When he was 16 AHA told his mother about the abuse. She discouraged him from speaking about it then, but 20 years later, in 1998, she told the pastor at a small church in Mount Druitt.

It was then that Frank Houston's world began to crumble.

AHA testified this week to his own feelings of shame and anger at what his mother had done and his desire to keep the matter private.

Brian Houston in his evidence said he was told about AHA's "brittle" state and it was one reason he and the AoG executive did not follow up with an investigation or go to police.

Problem is that neither Brian Houston or his executive committee followed their own rules when it came to dealing with a pastor who had confessed to being a pedophile.
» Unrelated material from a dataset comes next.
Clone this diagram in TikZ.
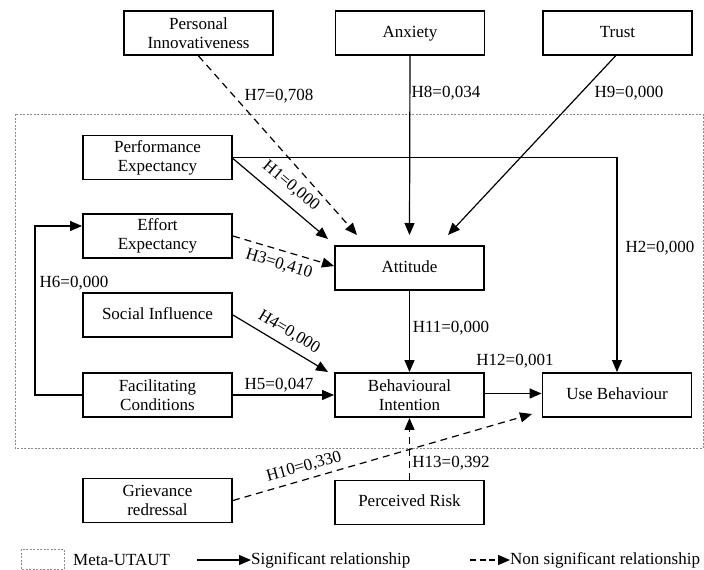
\documentclass[tikz,border=0pt]{standalone}
\usepackage{fontspec}
\setmainfont{Liberation Serif}
\usetikzlibrary{arrows.meta}
\begin{document}
\begin{tikzpicture}[x=1pt,y=-1pt,
  every node/.style={font=\fontsize{17}{19}\selectfont},
  box/.style={draw, line width=1.9pt, minimum width=149pt, minimum height=44pt,
    inner sep=2pt, align=center},
  one/.style={text height=12pt, text depth=4pt},
  sig/.style={line width=1.2pt, -{Triangle[length=12pt,width=10pt]}},
  nsig/.style={sig, dash pattern=on 7pt off 5pt},
  grp/.style={draw=black!45, line width=0.7pt, dash pattern=on 2pt off 1.5pt},
  lbl/.style={inner sep=0pt}]
\useasboundingbox (0,0) rectangle (704,570);

% Meta-UTAUT group frame
\draw[grp] (15,114) rectangle (703,448);

% constructs
\node[box] (pi)    at (198.5,33)  {Personal\\Innovativeness};
\node[box, one] (anx)   at (410,33)    {Anxiety};
\node[box, one] (trust) at (617.5,33)  {Trust};
\node[box] (pe)    at (157.5,157.5) {Performance\\Expectancy};
\node[box] (ee)    at (157.5,236) {Effort\\Expectancy};
\node[box, one] (att)   at (409.5,268) {Attitude};
\node[box, one] (si)    at (157.5,315) {Social Influence};
\node[box] (fc)    at (157.5,395) {Facilitating\\Conditions};
\node[box] (bi)    at (409.5,395) {Behavioural\\Intention};
\node[box, one] (ub)    at (617,395)   {Use Behaviour};
\node[box] (gr)    at (157.5,500.5) {Grievance\\redressal};
\node[box, one] (pr)    at (409.5,502.5) {Perceived Risk};

% arrow tips that stop short of the boxes
\coordinate (tPI) at (357,235);
\coordinate (tPE) at (328,239);
\coordinate (tAx) at (409.5,235);
\coordinate (tTr) at (448,235);
\coordinate (tEE) at (334,266);
\coordinate (tSI) at (328,372);
\coordinate (tGR) at (532,414);

% paths
\draw[nsig] (pi.south) -- (tPI);
\draw[sig]  (anx.south) -- (tAx);
\draw[sig]  ([xshift=-2pt]trust.south) -- (tTr);
\draw[sig]  (pe.east) -| (ub.north);
\draw[sig]  ([yshift=-1pt]pe.east) -- (tPE);
\draw[nsig] (ee.east) -- (tEE);
\draw[sig]  (si.east) -- (tSI);
\draw[sig]  (fc.east) -- (bi.west);
\draw[sig]  (fc.west) -- ++(-47,0) |- ([yshift=10pt]ee.west);
\draw[sig]  (att.south) -- (bi.north);
\draw[sig]  ([yshift=1.5pt]bi.east) -- ([yshift=1.5pt]ub.west);
\draw[nsig] (gr.east) -- (tGR);
\draw[nsig] (pr.north) -- (bi.south);

% path labels
\node[lbl] (l7)  at (279,96)  {H7=0,708};
\node[lbl] (l8)  at (446,93)  {H8=0,034};
\node[lbl] (l9)  at (629,93)  {H9=0,000};
\node[lbl, rotate=-40] (l1) at (291,186) {H1=0,000};
\node[lbl, rotate=-17] (l3) at (279,264) {H3=0,410};
\node[lbl] (l2)  at (660,248) {H2=0,000};
\node[lbl] (l6)  at (74,283)  {H6=0,000};
\node[lbl, rotate=-31] (l4) at (289,332) {H4=0,000};
\node[lbl] (l5)  at (279,385) {H5=0,047};
\node[lbl] (l11) at (451,328) {H11=0,000};
\node[lbl] (l12) at (515,361) {H12=0,001};
\node[lbl] (l13) at (451,463) {H13=0,392};
\node[lbl, rotate=15.6] (l10) at (304,467) {H10=0,330};

% legend
\draw[grp] (21,549) rectangle (64,569);
\node[lbl, anchor=west] (k1) at (73,560) {Meta-UTAUT};
\coordinate (s0) at (197,560);
\node[lbl, anchor=west] (k2) at (251,560) {Significant relationship};
\draw[sig] (s0) -- (k2.west);
\coordinate (n0) at (470,560);
\node[lbl, anchor=west] (k3) at (510,560) {Non significant relationship};
\draw[nsig, dash pattern=on 6pt off 3.5pt] (n0) -- (k3.west);
\end{tikzpicture}
\end{document}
Frank Houston should have had his credentials stripped for life, they were not.

He was suspended for two years by the AoG. What AHA got was a very uncomfortable meeting with Frank Houston in a McDonald's where he was asked to sign a food-stained napkin to receive $10,000 and forgive his abuser.
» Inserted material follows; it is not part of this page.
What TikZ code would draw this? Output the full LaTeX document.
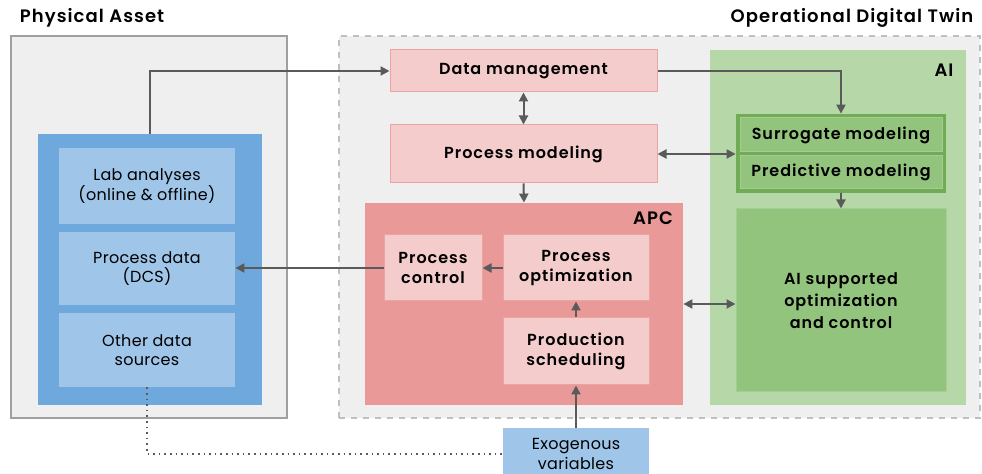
\documentclass[tikz,border=0pt]{standalone}
\usepackage{fontspec}
\setmainfont{Poppins}[BoldFont={Poppins SemiBold}, BoldFeatures={LetterSpace=6}, UprightFeatures={LetterSpace=2}]
\usetikzlibrary{arrows.meta}
\definecolor{framegray}{HTML}{EFEFEF}
\definecolor{framedraw}{HTML}{A0A0A0}
\definecolor{blueout}{HTML}{6FA8DC}
\definecolor{bluein}{HTML}{9FC5E8}
\definecolor{pinkin}{HTML}{F4CCCC}
\definecolor{pinkline}{HTML}{EBA4A4}
\definecolor{apcred}{HTML}{EA9999}
\definecolor{aigreen}{HTML}{B6D7A8}
\definecolor{midgreen}{HTML}{93C47D}
\definecolor{darkgreen}{HTML}{6AA84F}
\definecolor{arrowgray}{HTML}{5A5A5A}
\begin{document}
\begin{tikzpicture}[x=0.5pt, y=-0.5pt,
    every node/.style={rectangle, inner sep=1pt, align=center, font=\fontsize{8}{9.6}\selectfont},
    bluebox/.style={fill=bluein, minimum width=88pt},
    pinkbox/.style={fill=pinkin, draw=pinkline, line width=0.5pt, font=\fontsize{8}{9.6}\selectfont\bfseries},
    greenbox/.style={fill=midgreen, draw=darkgreen!60, line width=0.5pt, minimum width=101pt, font=\fontsize{8}{9.6}\selectfont\bfseries},
    titletext/.style={font=\fontsize{9}{10}\selectfont\bfseries},
    arr/.style={draw=arrowgray, line width=1pt, -{Triangle[length=4.5pt,width=4.5pt]}},
    arrboth/.style={draw=arrowgray, line width=1pt, {Triangle[length=4.5pt,width=4.5pt]}-{Triangle[length=4.5pt,width=4.5pt]}}]
    \useasboundingbox (0,0) rectangle (982,474);
    \fill[white] (0,0) rectangle (982,474);

    % Ramki
    \node[fill=framegray, draw=framedraw, line width=0.8pt, minimum width=138pt, minimum height=191pt] (phys) at (149,227) {};
    \node[fill=framegray, draw=black!25, dashed, line width=0.6pt, minimum width=320.5pt, minimum height=191pt] (twin) at (659.5,227) {};
    \node[titletext] (physlabel) at (92,18) {Physical Asset};
    \node[titletext] (twinlabel) at (852,18) {Operational Digital Twin};

    % Physical asset
    \node[fill=blueout, minimum width=112pt, minimum height=135.5pt] (blueouter) at (150,269.5) {};
    \node[bluebox, minimum height=38pt] (lab) at (147,186) {Lab analyses\\(online \& offline)};
    \node[bluebox, minimum height=36.5pt] (dcs) at (147,268.5) {Process data\\(DCS)};
    \node[bluebox, minimum height=37pt] (other) at (147,350) {Other data\\sources};

    % Digital twin
    \node[pinkbox, minimum width=133.5pt, minimum height=21pt] (dm) at (523.5,71) {Data management};
    \node[pinkbox, minimum width=133.5pt, minimum height=29pt] (pm) at (523.5,154) {Process modeling};
    \node[fill=apcred, minimum width=159pt, minimum height=101pt] (apc) at (524,304) {};
    \node[titletext] (apclabel) at (653,218) {APC};
    \node[pinkbox, minimum width=49pt, minimum height=33pt] (pc) at (433,268) {Process\\control};
    \node[pinkbox, minimum width=73pt, minimum height=33pt] (po) at (576,268) {Process\\optimization};
    \node[pinkbox, minimum width=73pt, minimum height=33.5pt] (ps) at (576,351.5) {Production\\scheduling};
    \node[fill=bluein, minimum width=73pt, minimum height=26pt] (exo) at (576,454) {Exogenous\\variables};

    % AI
    \node[fill=aigreen, minimum width=128pt, minimum height=177.5pt] (ai) at (838,227.5) {};
    \node[titletext] (ailabel) at (944,70) {AI};
    \node[fill=darkgreen!85!midgreen, minimum width=105pt, minimum height=39.5pt] (grp) at (841,153.5) {};
    \node[greenbox, minimum height=17pt] (sur) at (841,135) {Surrogate modeling};
    \node[greenbox, minimum height=16.5pt] (pred) at (841,172.5) {Predictive modeling};
    \node[fill=midgreen, draw=darkgreen!60, line width=0.5pt, minimum width=105pt, minimum height=91.5pt, font=\fontsize{8}{11}\selectfont\bfseries] (aisup) at (841,300.5) {AI supported\\optimization\\and control};

    % Strzałki
    \draw[arr] (blueouter.north) |- (dm.west);
    \draw[arrboth] (dm.south) -- (pm.north);
    \draw[arr] (pm.south) -- (apc.north);
    \draw[arr] (dm.east) -| (grp.north);
    \draw[arrboth] (pm.east) -- (pm.east -| grp.west);
    \draw[arr] (grp.south) -- (aisup.north);
    \draw[arrboth] (apc.east) -- (apc.east -| aisup.west);
    \draw[arr] (po.west) -- (pc.east);
    \draw[arr] (ps.north) -- (po.south);
    \draw[arr] (exo.north) -- (ps.south);
    \draw[arr] (pc.west) -- (pc.west -| dcs.east);
    \draw[draw=arrowgray, dotted, line width=0.8pt] (other.south) |- (exo.west);
\end{tikzpicture}
\end{document}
Brian Houston says he knew nothing of this until his father told him.

A lot of this hearing is taken up with timelines: who knew what and when.

Brian Houston swore once at the commission and offered to swear twice that he knew nothing ever about his father's pedophelia until a "devastating" day in October 1999 when the general manager at the Hills church told him.

The AoG executive says it knew nothing until Brian Houston called a special meeting on December 22, 1999.

It was almost a year earlier that AHA's story first became known in evangelical circles, including by some NSW church elders.

And 50 pastors in New Zealand were well aware by then that Frank Houston had a reputation for child abuse.

But it was not until November 2000 that the news of the "substantial" allegations in NZ reached the national executive of the AoG in Australia.

They sent two people to NZ to find out more and on their return the Australian AoG headed by Brian Houston wrote to state executives.

The statement dated December 8, 2000 read in part: "The National Executives of the Assemblies of God in Australia and New Zealand have had the very sad responsibility of investigating claims of a serious moral failure against Frank Houston.

"The incidents that have been investigated happened more than 30 years ago and Frank has admitted to the failure with great remorse.

"The Australian Executive has no alternative but to remove his credential."

It carries the addendum that the statement was prepared as an answer that could be given in case anyone asked questions.

One year later on December 24, 2001 John Lewis vice-president of the AoG wrote to all ordained and probationary ministers in Australia repeating the serious moral failings line.

He asked the ministers not to make an announcement at each church or further afield.

This letter, like the earlier statement, made made no mention of the fact that Frank Houston abused children.

The son Brian Houston says at the time he was telling pastors and congregations himself about the sins of his father but could not remember his exact words.